Asterisk denotes entries on real places.
Whitemud.
The family’s Whitemud home is a two-story, eight-room house built by Bruce’s father, Bo Mason, in an attempt to salvage his marriage to Elsa, whom he had earlier deserted in Washington State. The theme of the importance of having a lasting, secure and affectionate home is the emotional core of The Big Rock Candy Mountain, and the five years the Masons spend in Whitemud are the center of the novel’s exploration of this theme. Bo chooses the town simply as the latest target of his ambition to get rich quick. He regards it as a dirty little “dung-heeled sagebrush town,” but Elsa views it as a place to settle down and live respectably, if modestly. For Bruce and his older brother, Chet, Whitemud is the site of typical childhood adventures, but for Bruce, especially, it represents society and civilization, a warm place in which his precocious intelligence is molded both by culture and the natural world.
In the novel’s most lyrical episode, Bruce and his parents spend a day making an automobile trip from their homestead to the Bearpaw Mountains, which lie sixty miles to the south across the international boundary. Although the Bearpaws are actually only modest in height and extent, to the nine-year-old Bruce they seem like “Mountains of the Moon.” The day’s journey is a holiday not merely from the routine of homestead life but also from Bo Mason’s chronically bad temper brought on by the failure of his money-making ambitions.

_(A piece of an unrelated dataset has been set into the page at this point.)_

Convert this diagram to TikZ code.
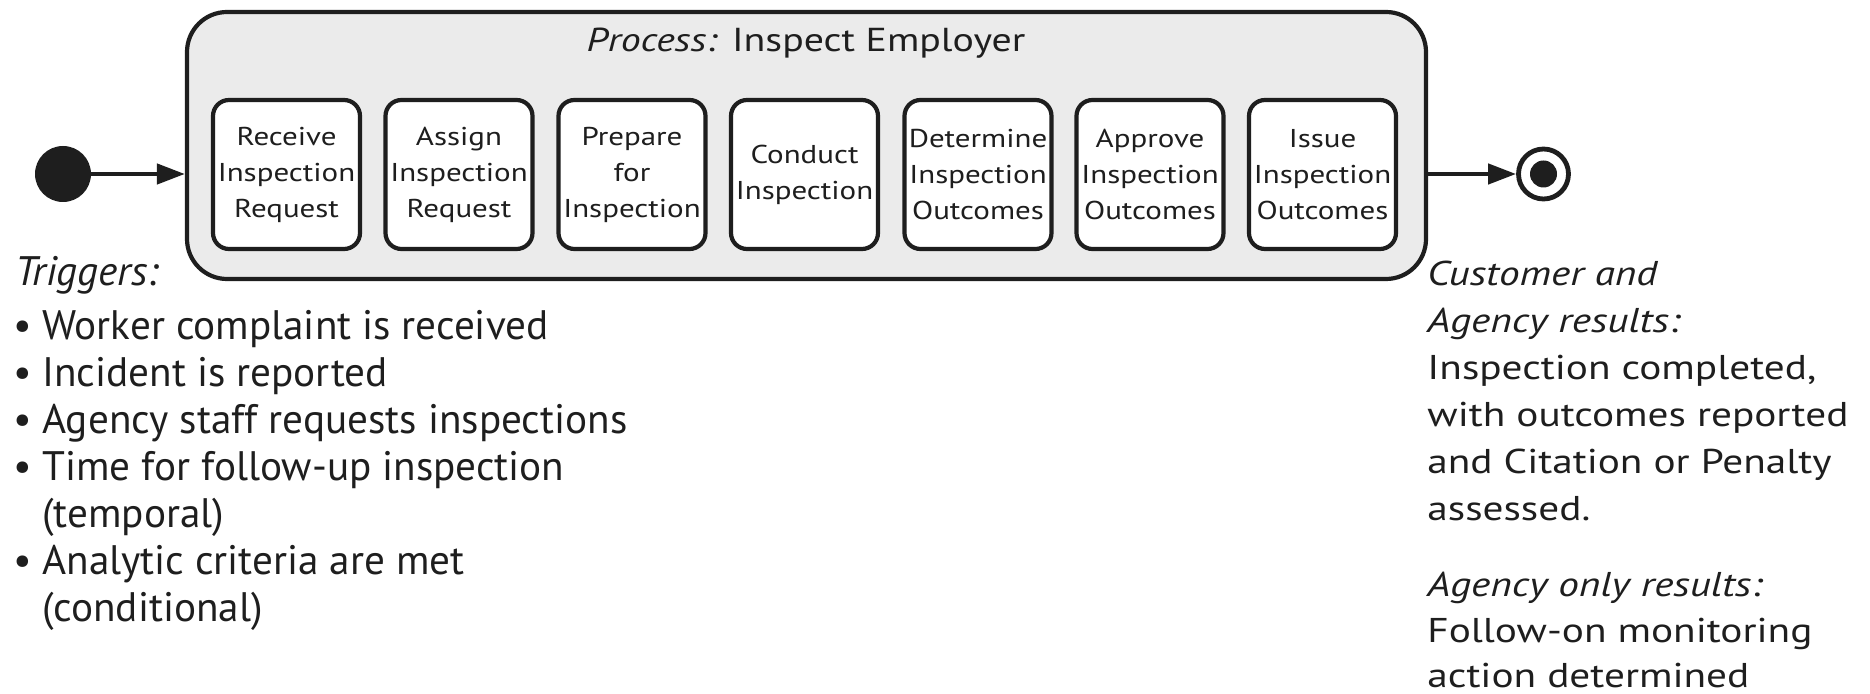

*Salt Lake City. Utah city founded by Mormon pioneers in the mid-nineteenth century, to which Bo Mason takes his family after turning from various failed legitimate ventures in Saskatchewan to an illegal liquor business. When his bootlegging ambitions finally outgrow Whitemud, he uproots his family, moving first to Great Falls, Montana, and then to Salt Lake City. There he thrives on the margins of respectable life in a city widely known for its upright character. Though he accumulates money from his illegal activities and sometimes invests it sensibly, he remains incapable of sharing his wife’s yearning for a stable home and family life. His shady business and heedlessness corrode the family, with only Bruce surviving a decade of constantly moving from one dwelling to another in advance of the authorities.
Stegner later published Recapitulation (1979), a novel that continues Bruce Mason’s story. Like The Big Rock Candy Mountain, it is semi-autobiographical but embraces a greater range of Stegner’s own experiences as a teenager in Salt Lake City.
Big Rock Candy Mountains. Mythical land of plenty. Stegner’s characterization of Bo Mason is aimed at analyzing and discrediting an aspect of America’s westward migration, in which many people sought not merely opportunities but excessive wealth and advantage, at the expense of resources and other members of their communities. A gentle parody of these attitudes appeared in a song that became popular in the 1920’s titled “In the Big Rock Candy Mountains,” and Stegner adapted the song’s title to his novel. The song celebrates a place where the “hand-outs grow on bushes” and a bluebird sings to a lemonade spring. Stegner’s novel shows in painful detail how a quest for an easy land of plenty can drive wedges between a man and his wife, between a father and his children, and between an individual and his community.